During World War II and the Cold War, FDR and Harry Truman met with Josef Stalin. Ike invited the "Butcher of Budapest" for a 10-day tour of the United States and tete-À-tete at Camp David. JFK met Nikita Khrushchev in Vienna - after he declared, "We will bury you." Richard Nixon went to China and toasted the tyrant responsible for the deaths of thousands of GIs in Korea and greatest mass murderer of the last century, Mao Zedong.
None of the five with whom Obama said he would meet is in the same league with these monsters of the 20th century.
Kim Jong-il has not launched a war on South Korea or tried to assassinate its prime minister and entire cabinet, as his father, Kim Il-Sung, did. Syria's Bashir al-Assad has yet to fight his first war and has never perpetrated the kind of massacre his father did in Homa. Yet, George H.W. Bush welcomed Hafez al-Assad as a fighting ally in the Persian Gulf War…
Hugo Chavez is an anti-American demagogue, but also the twice-elected president of Venezuela. How does he threaten "The Republic That Never Retreats"?

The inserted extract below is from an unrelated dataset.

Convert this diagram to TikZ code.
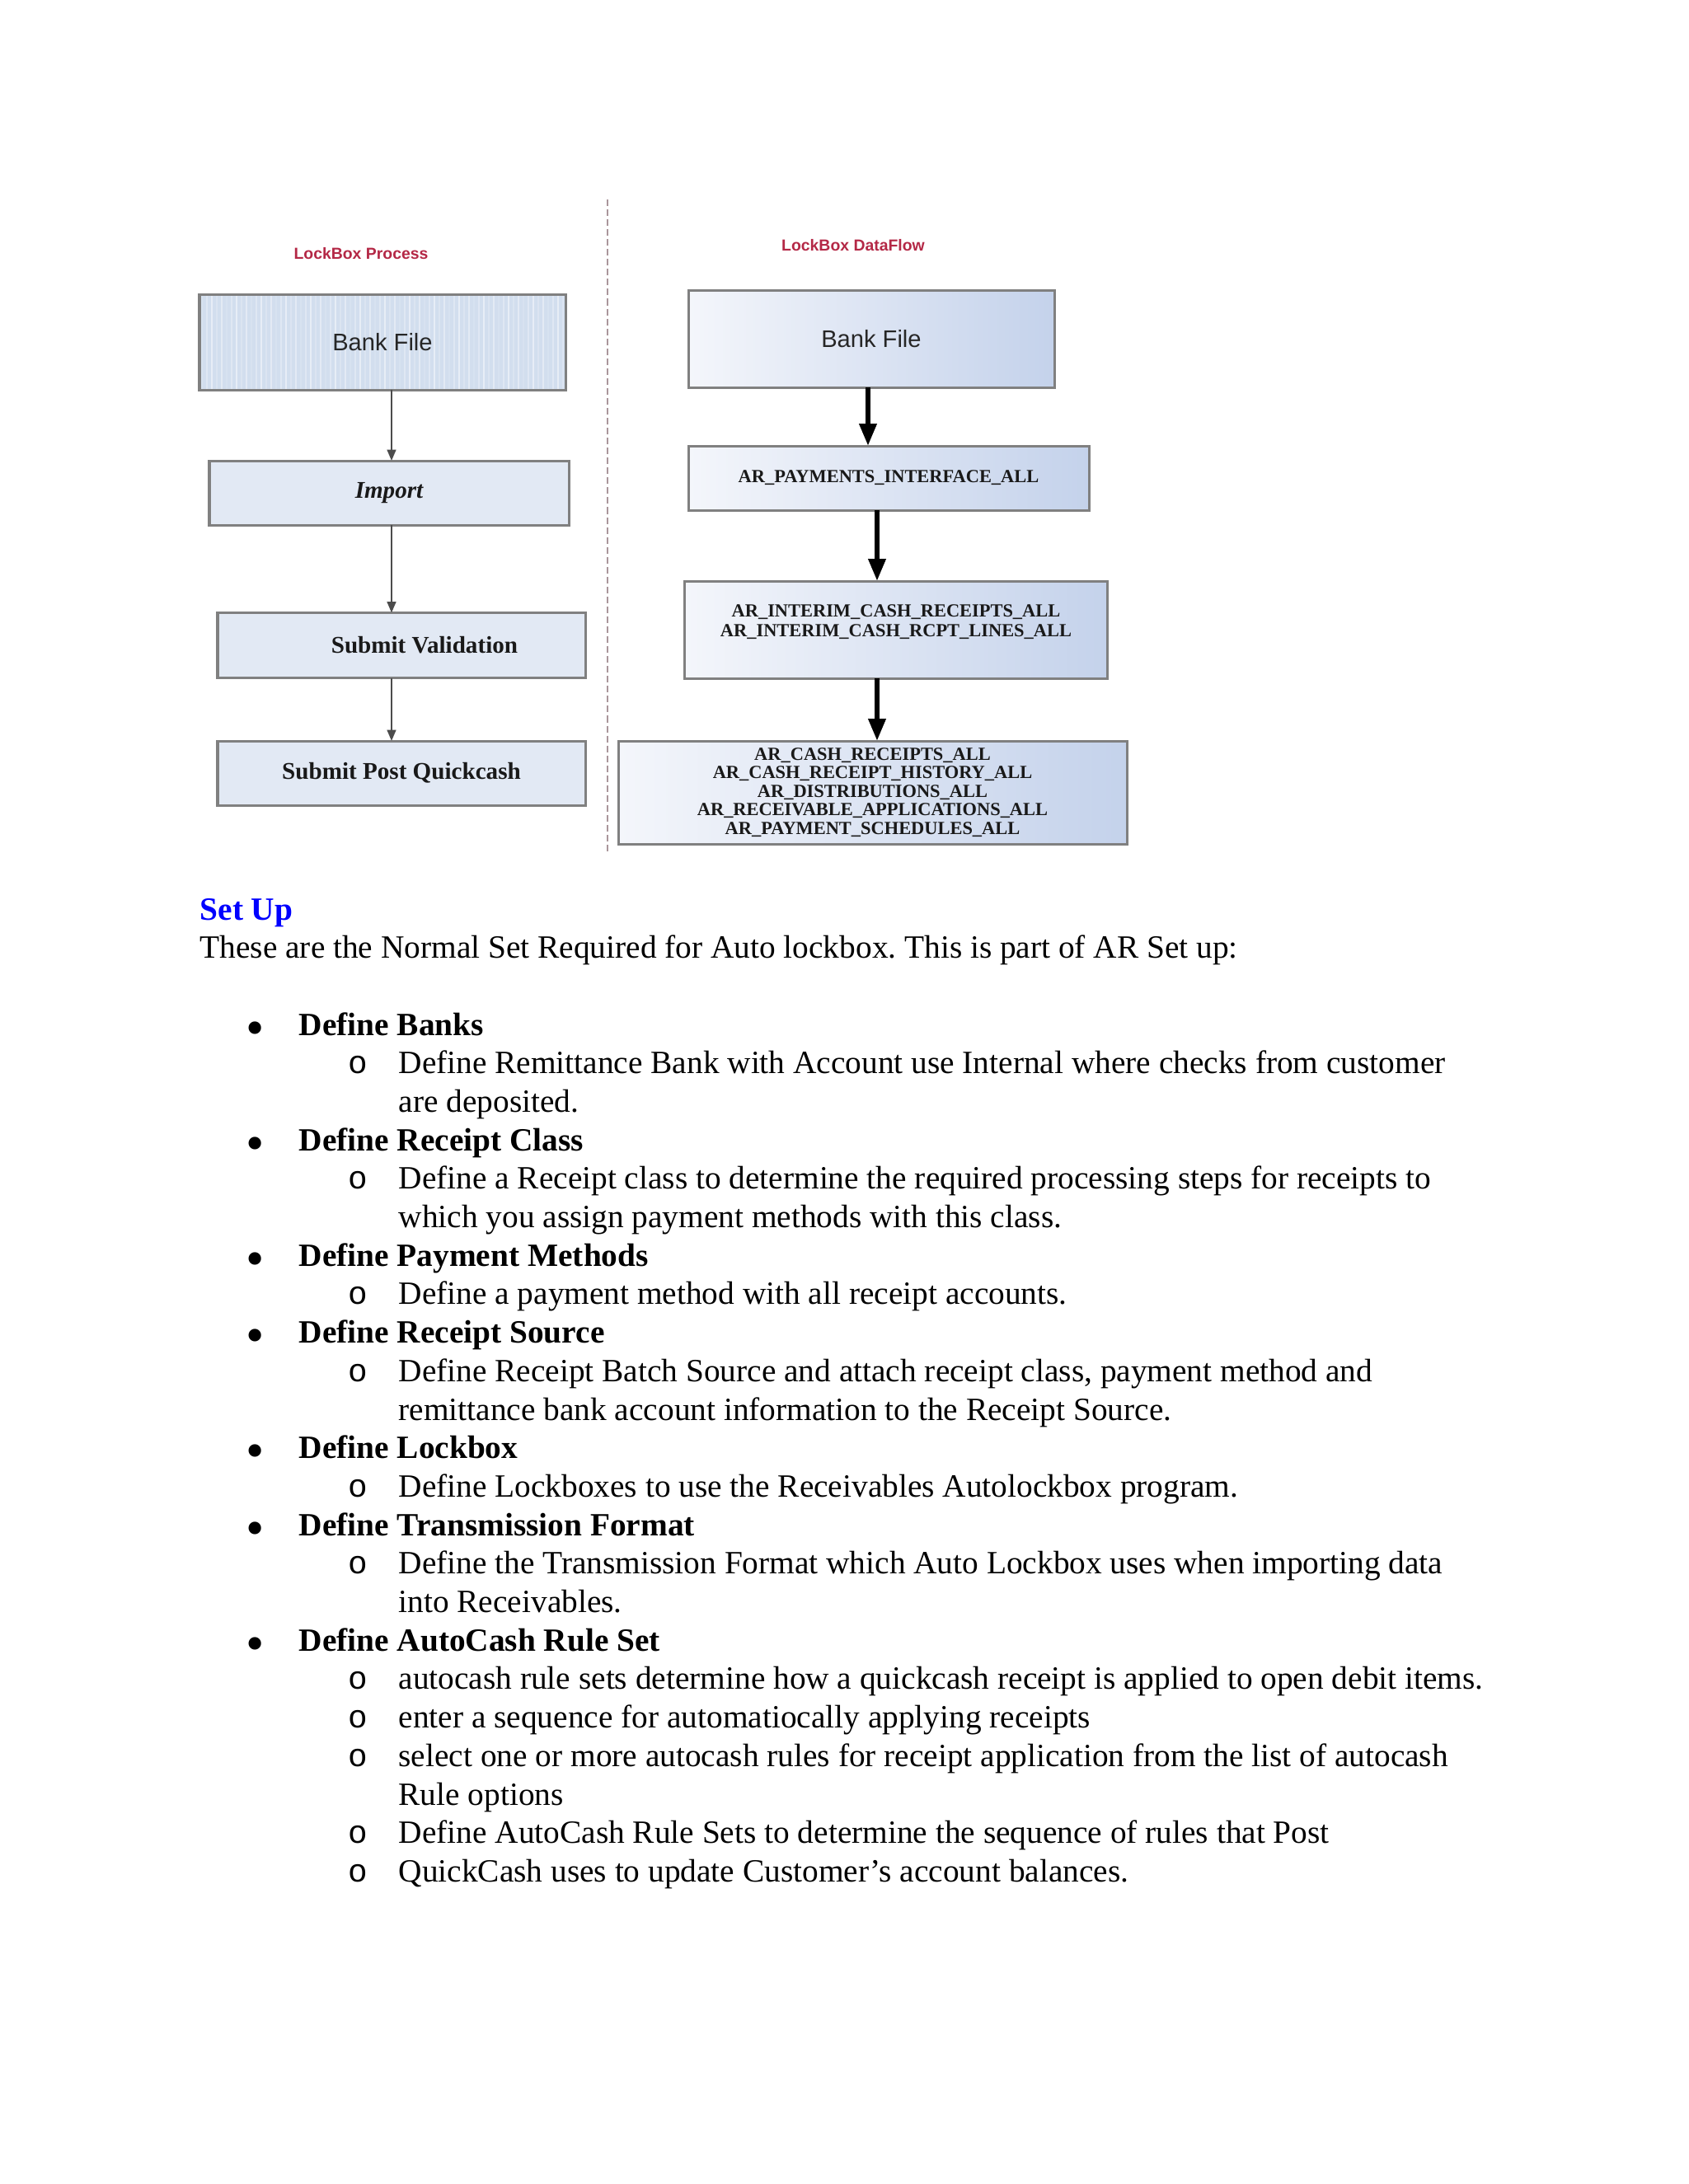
\documentclass[tikz,border=0pt]{standalone}
\usepackage{fontspec}
\setmainfont{Liberation Serif}
\newfontfamily\arialf{Liberation Sans}
\newfontfamily\couriermono{Liberation Mono}
\usetikzlibrary{arrows.meta}
\newcommand{\upx}{*0.29883bp}
\frenchspacing

\definecolor{boxline}{RGB}{128,128,128}
\definecolor{leftfill}{RGB}{226,233,244}
\definecolor{bankfill}{RGB}{210,222,238}
\definecolor{gradA}{RGB}{244,246,251}
\definecolor{gradB}{RGB}{196,210,235}
\definecolor{titlered}{RGB}{180,40,70}
\definecolor{linkblue}{RGB}{0,0,255}
\definecolor{sepline}{RGB}{170,150,155}

\tikzset{
  lbox/.style={draw=boxline, line width=0.9bp, fill=leftfill, inner sep=0pt, outer sep=0pt,
    font=\fontsize{8.7bp}{10bp}\selectfont\bfseries, text=black!90},
  rbox/.style={draw=boxline, line width=0.9bp, left color=gradA, right color=gradB, inner sep=0pt, outer sep=0pt,
    font=\fontsize{6.7bp}{6.75bp}\selectfont\bfseries, text=black!90, align=center},
  rtext/.style={inner sep=0pt, font=\fontsize{6.7bp}{7.2bp}\selectfont\bfseries, text=black!90, align=center},
  sanslbl/.style={font=\arialf\fontsize{8.7bp}{10bp}\selectfont, text=black!85},
  ttl/.style={font=\arialf\bfseries\fontsize{5.8bp}{7bp}\selectfont, text=titlered, inner sep=0pt},
  sepdash/.style={draw=sepline, line width=0.6bp, dash pattern=on 2.4bp off 1.2bp},
  larr/.style={draw=black!70, line width=0.7bp, -{Triangle[length=4bp,width=3.2bp]}},
  rarr/.style={draw=black, line width=1.8bp, -{Triangle[length=8bp,width=6bp]}},
  body/.style={anchor=base west, inner sep=0pt, font=\fontsize{11.76bp}{14bp}\selectfont},
  headline/.style={anchor=base west, inner sep=0pt, font=\fontsize{11.76bp}{14bp}\selectfont\bfseries},
  bul/.style={anchor=base west, inner sep=0pt, yshift=-12\upx, font=\fontsize{19bp}{20bp}\selectfont},
  subbul/.style={anchor=base west, inner sep=0pt, font=\couriermono\fontsize{11.76bp}{14bp}\selectfont},
}

\begin{document}
\begin{tikzpicture}[x=0.29883bp, y=-0.29883bp]
\fill[white] (0,0) rectangle (2048,2650);
\useasboundingbox (0,0) rectangle (2048,2650);

% ---------- titles ----------
\node[ttl] (t1) at (438,308) {LockBox Process};
\node[ttl] (t2) at (1035,298) {LockBox DataFlow};

% ---------- separator ----------
\coordinate (septop) at (737,242);
\coordinate (sepbot) at (737,1034);
\draw[sepdash] (septop) -- (sepbot);

% ---------- left column ----------
\node[lbox, fill=bankfill, sanslbl, minimum width=444\upx, minimum height=116\upx,
  path picture={
    \foreach \i in {0,...,73} {
      \pgfmathsetmacro\op{0.12+0.09*mod(\i*7,5)}
      \draw[white, opacity=\op, line width=0.5bp]
        ([xshift=\i*6\upx+3\upx]path picture bounding box.north west) --
        ([xshift=\i*6\upx+3\upx]path picture bounding box.south west);
    }
  }] (bf1) at (464,415) {Bank File};
\node[lbox, minimum width=436\upx, minimum height=78\upx] (imp) at (472,598) {\itshape Import};
\node[lbox, minimum width=446\upx, minimum height=79\upx] (sv) at (487,783) {\hspace*{16.7bp}Submit Validation};
\node[lbox, minimum width=446\upx, minimum height=78\upx] (spq) at (487,938) {Submit Post Quickcash};

\coordinate (lx) at (475,0);
\draw[larr] (bf1.south -| lx) -- (imp.north -| lx);
\draw[larr] (imp.south -| lx) -- (sv.north -| lx);
\draw[larr] (sv.south -| lx) -- (spq.north -| lx);

% ---------- right column ----------
\node[rbox, sanslbl, minimum width=444\upx, minimum height=118\upx] (bf2) at (1057,411) {Bank File};
\node[rbox, minimum width=486\upx, minimum height=78\upx] (pay) at (1078,580) {AR\_PAYMENTS\_INTERFACE\_ALL};
\node[rbox, minimum width=513\upx, minimum height=118\upx] (int) at (1086.5,764) {};
\node[rtext] (intt) at (1087,755)
  {AR\_INTERIM\_CASH\_RECEIPTS\_ALL\\AR\_INTERIM\_CASH\_RCPT\_LINES\_ALL};
\node[rbox, minimum width=617\upx, minimum height=125\upx] (fin) at (1058.5,961.5)
  {AR\_CASH\_RECEIPTS\_ALL\\AR\_CASH\_RECEIPT\_HISTORY\_ALL\\AR\_DISTRIBUTIONS\_ALL\\AR\_RECEIVABLE\_APPLICATIONS\_ALL\\AR\_PAYMENT\_SCHEDULES\_ALL};

\coordinate (rx1) at (1053,0);
\coordinate (rx2) at (1064,0);
\draw[rarr] (bf2.south -| rx1) -- (pay.north -| rx1);
\draw[rarr] (pay.south -| rx2) -- (int.north -| rx2);
\draw[rarr] (int.south -| rx2) -- (fin.north -| rx2);

% ---------- text ----------
\node[headline, text=linkblue] (setup) at (242,1116) {Set Up};
\node[body] (intro) at (242,1162.6) {These are the Normal Set Required for Auto lockbox. This is part of AR Set up:};

\node[bul] (b0) at (298,1256) {•};
\node[headline] (h0) at (362,1256) {Define Banks};
\node[subbul] (s1) at (422,1302.7) {o};
\node[body] (l1) at (483,1302.7) {Define Remittance Bank with Account use Internal where checks from customer};
\node[body] (l2) at (483,1349.4) {are deposited.};

\node[bul] (b3) at (298,1396.1) {•};
\node[headline] (h3) at (362,1396.1) {Define Receipt Class};
\node[subbul] (s4) at (422,1442.8) {o};
\node[body] (l4) at (483,1442.8) {Define a Receipt class to determine the required processing steps for receipts to};
\node[body] (l5) at (483,1489.5) {which you assign payment methods with this class.};

\node[bul] (b6) at (298,1536.2) {•};
\node[headline] (h6) at (362,1536.2) {Define Payment Methods};
\node[subbul] (s7) at (422,1582.9) {o};
\node[body] (l7) at (483,1582.9) {Define a payment method with all receipt accounts.};

\node[bul] (b8) at (298,1629.6) {•};
\node[headline] (h8) at (362,1629.6) {Define Receipt Source};
\node[subbul] (s9) at (422,1676.3) {o};
\node[body] (l9) at (483,1676.3) {Define Receipt Batch Source and attach receipt class, payment method and};
\node[body] (l10) at (483,1723) {remittance bank account information to the Receipt Source.};

\node[bul] (b11) at (298,1769.7) {•};
\node[headline] (h11) at (362,1769.7) {Define Lockbox};
\node[subbul] (s12) at (422,1816.4) {o};
\node[body] (l12) at (483,1816.4) {Define Lockboxes to use the Receivables Autolockbox program.};

\node[bul] (b13) at (298,1863.1) {•};
\node[headline] (h13) at (362,1863.1) {Define Transmission Format};
\node[subbul] (s14) at (422,1909.8) {o};
\node[body] (l14) at (483,1909.8) {Define the Transmission Format which Auto Lockbox uses when importing data};
\node[body] (l15) at (483,1956.5) {into Receivables.};

\node[bul] (b16) at (298,2003.2) {•};
\node[headline] (h16) at (362,2003.2) {Define AutoCash Rule Set};
\node[subbul] (s17) at (422,2049.9) {o};
\node[body] (l17) at (483,2049.9) {autocash rule sets determine how a quickcash receipt is applied to open debit items.};
\node[subbul] (s18) at (422,2096.6) {o};
\node[body] (l18) at (483,2096.6) {enter a sequence for automatiocally applying receipts};
\node[subbul] (s19) at (422,2143.3) {o};
\node[body] (l19) at (483,2143.3) {select one or more autocash rules for receipt application from the list of autocash};
\node[body] (l20) at (483,2190) {Rule options};
\node[subbul] (s21) at (422,2236.7) {o};
\node[body] (l21) at (483,2236.7) {Define AutoCash Rule Sets to determine the sequence of rules that Post};
\node[subbul] (s22) at (422,2283.4) {o};
\node[body] (l22) at (483,2283.4) {QuickCash uses to update Customer's account balances.};
\end{tikzpicture}
\end{document}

Of course, to say that democratically elected Hugo Chavez is a “dictator” while relying on military strongman Pervez Musharraf of Pakistan as US ally – something Senator Clinton reportedly advocates - is pandering hypocrisy. Read about Musharraf here, and then dare to tell us that the next American president shouldn’t meet with Hugo Chavez.
Long before Madeline Albright was sent out Tuesday by the Clinton campaign to whack Obama’s statement, she had signed a letter advocating Obama’s position.
Oh, please. Are there any intellectually honest Clinton supporters here ready to take a stand on principle and try to point their candidate toward a better course?
To me, this argument is not about Clinton vs. Obama. It is about setting the stage for the next presidency, its stance before the world, and how the world sees America.
“To see ourselves as others see us, it would from many a blunder free us, and foolish notion.”
For the good of the United States of America, Obama must win this argument. I think it will soon be evident that he has. Time will tell.